About a year ago (and perhaps once a month ever since) Markus Gobel asked: “Why is it still impossible to do a hosted-Skype-to-SIP?”
He suggested that a service provider should install servers to act as a bridge to Skype where users give the service provider their Skype logins. The reason this is not common is because of cost. To bridge to open-standards based VoIP, particularly SIP, is easy. The protocols are known, and there are many choices for implementations to deploy. Skype, on the other hand, is proprietary and there is only one source for an implementation, Skype. It is far more resource intensive and complex to setup “hosted Skype”.

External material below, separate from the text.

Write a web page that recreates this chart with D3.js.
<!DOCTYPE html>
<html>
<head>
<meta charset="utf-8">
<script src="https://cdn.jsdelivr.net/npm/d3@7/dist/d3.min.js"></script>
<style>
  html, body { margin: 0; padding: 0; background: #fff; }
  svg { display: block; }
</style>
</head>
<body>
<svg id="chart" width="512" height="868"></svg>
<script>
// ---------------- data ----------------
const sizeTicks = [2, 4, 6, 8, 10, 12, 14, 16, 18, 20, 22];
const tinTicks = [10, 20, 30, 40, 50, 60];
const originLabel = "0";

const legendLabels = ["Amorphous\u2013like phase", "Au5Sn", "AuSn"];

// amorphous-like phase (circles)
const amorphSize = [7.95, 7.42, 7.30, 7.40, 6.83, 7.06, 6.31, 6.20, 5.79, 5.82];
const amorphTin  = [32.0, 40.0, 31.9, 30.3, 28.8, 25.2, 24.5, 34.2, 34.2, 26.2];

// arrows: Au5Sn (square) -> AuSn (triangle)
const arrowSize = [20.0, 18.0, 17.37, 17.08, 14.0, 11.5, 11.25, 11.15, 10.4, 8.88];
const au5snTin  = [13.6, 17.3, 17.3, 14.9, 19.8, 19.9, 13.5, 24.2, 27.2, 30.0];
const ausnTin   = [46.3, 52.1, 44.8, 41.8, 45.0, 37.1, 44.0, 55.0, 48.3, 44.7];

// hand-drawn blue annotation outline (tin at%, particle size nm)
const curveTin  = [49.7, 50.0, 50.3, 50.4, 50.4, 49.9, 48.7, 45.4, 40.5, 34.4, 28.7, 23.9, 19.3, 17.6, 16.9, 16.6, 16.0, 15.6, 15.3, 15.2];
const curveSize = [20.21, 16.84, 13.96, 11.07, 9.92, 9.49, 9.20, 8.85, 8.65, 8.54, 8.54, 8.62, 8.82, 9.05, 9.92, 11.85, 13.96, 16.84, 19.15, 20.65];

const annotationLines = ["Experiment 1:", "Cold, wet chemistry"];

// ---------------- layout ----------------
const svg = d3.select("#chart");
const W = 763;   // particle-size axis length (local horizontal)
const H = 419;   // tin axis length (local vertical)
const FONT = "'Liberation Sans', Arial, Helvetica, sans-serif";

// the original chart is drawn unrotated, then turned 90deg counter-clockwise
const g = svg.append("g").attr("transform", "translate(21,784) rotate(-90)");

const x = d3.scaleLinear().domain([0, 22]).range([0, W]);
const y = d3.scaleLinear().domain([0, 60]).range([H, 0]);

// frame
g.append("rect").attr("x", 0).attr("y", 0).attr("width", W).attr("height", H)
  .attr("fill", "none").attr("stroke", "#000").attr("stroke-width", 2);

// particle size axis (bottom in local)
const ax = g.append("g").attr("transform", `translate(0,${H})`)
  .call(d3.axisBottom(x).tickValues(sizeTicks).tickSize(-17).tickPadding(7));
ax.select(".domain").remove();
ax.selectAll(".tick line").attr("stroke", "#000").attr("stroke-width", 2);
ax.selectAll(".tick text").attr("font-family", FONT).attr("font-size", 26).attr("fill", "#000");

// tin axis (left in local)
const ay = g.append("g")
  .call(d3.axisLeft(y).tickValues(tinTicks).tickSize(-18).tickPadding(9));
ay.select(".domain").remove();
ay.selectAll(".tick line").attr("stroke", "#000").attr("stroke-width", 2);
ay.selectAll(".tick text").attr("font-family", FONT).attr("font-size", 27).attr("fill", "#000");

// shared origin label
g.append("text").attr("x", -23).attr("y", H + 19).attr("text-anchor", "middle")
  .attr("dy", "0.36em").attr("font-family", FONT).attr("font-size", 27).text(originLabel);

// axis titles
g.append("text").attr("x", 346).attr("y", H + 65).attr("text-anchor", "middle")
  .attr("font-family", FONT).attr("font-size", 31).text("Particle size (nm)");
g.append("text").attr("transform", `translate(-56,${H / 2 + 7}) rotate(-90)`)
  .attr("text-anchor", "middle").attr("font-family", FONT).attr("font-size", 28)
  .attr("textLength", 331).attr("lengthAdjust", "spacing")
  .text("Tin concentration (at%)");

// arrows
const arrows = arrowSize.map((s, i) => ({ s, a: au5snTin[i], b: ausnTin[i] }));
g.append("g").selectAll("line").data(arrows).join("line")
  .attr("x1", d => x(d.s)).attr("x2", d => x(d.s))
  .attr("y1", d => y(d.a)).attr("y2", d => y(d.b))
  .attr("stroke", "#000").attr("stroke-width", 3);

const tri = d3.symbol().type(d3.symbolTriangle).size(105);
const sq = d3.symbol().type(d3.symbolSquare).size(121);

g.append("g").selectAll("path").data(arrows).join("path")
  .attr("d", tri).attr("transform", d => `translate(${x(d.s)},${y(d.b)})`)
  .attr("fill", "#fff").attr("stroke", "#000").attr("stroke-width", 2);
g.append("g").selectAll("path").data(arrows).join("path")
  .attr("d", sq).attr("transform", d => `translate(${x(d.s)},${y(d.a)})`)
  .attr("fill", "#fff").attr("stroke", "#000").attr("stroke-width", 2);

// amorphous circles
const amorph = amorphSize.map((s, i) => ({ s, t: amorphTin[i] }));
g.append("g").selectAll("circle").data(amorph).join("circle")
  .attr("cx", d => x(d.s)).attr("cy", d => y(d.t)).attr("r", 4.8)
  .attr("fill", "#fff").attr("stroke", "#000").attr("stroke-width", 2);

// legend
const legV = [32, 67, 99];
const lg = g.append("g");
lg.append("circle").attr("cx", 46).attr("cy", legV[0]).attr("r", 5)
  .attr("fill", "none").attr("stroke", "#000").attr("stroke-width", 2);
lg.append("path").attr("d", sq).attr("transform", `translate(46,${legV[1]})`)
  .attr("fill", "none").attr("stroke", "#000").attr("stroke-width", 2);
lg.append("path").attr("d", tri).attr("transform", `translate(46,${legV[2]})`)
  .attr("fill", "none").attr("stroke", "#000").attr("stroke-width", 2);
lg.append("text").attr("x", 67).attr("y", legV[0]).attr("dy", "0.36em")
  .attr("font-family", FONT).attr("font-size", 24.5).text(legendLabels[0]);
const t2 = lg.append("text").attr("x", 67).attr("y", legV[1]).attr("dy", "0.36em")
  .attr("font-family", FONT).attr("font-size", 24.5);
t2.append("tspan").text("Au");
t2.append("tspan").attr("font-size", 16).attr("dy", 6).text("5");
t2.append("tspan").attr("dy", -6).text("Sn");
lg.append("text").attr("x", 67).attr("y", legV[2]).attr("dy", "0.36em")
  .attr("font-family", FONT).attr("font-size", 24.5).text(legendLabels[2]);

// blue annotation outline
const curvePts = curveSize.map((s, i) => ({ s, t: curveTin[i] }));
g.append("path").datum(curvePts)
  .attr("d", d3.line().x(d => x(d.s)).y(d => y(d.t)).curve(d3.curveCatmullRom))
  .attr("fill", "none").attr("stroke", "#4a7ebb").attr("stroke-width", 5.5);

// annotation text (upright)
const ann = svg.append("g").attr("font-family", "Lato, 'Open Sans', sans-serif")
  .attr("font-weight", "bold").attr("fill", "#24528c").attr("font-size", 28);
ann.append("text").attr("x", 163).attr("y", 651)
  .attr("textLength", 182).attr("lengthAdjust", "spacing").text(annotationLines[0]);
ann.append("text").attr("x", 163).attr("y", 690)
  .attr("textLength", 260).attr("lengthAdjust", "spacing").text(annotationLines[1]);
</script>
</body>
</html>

A modern server can support thousands (or hundreds of thousands, perhaps millions) of SIP accounts, and it is easy to manage such configurations using off-the-shelf solutions. Contrast that to Skype, where running “hosted Skype” requires all kinds of hacks. One has to run instances of the normal Skype client with some kind of hacks to a PBX or SIP or other open system. How many hacked Skype instances can you run on one server? Are you managing these in a pile of virtual machines? Is each VM running Windows? If so, that means expensive Microsoft licenses per virtual machine. This is ugly and complex, which translates to expensive to setup and operate.
Mobivox and Fring must be deploying such hacks – and it must be expensive and complex operationally for them to do so.
And that’s why “hosted Skype” is not common. If Skype had a published interface (we call them protocols) to interface at the network level, we would see third-party code that could be used on the platform(s) of the operator’s choice. The Skype protocol might still turn out to be more expensive to operate per user (have more overhead) for the operator than standards-based options, but it would be far less expensive than the hacks required today to deploy “hosted Skype”.
Even if Skype offered “black box” (closed) modules with APIs for a server environment, it would be better than the situation we have today. Instead, today we have to work with Skype clients intended to interact with humans, with limited APIs, that have to be “faked” into data center mode – we have no “dark data center” human-free Skype modules to work with.
So don’t blame the operators and service providers – blame the cause of the situation SKYPE! Skype needs to provide “data center” solutions if you expect more operators and service providers to deploy “hosted Skype” services.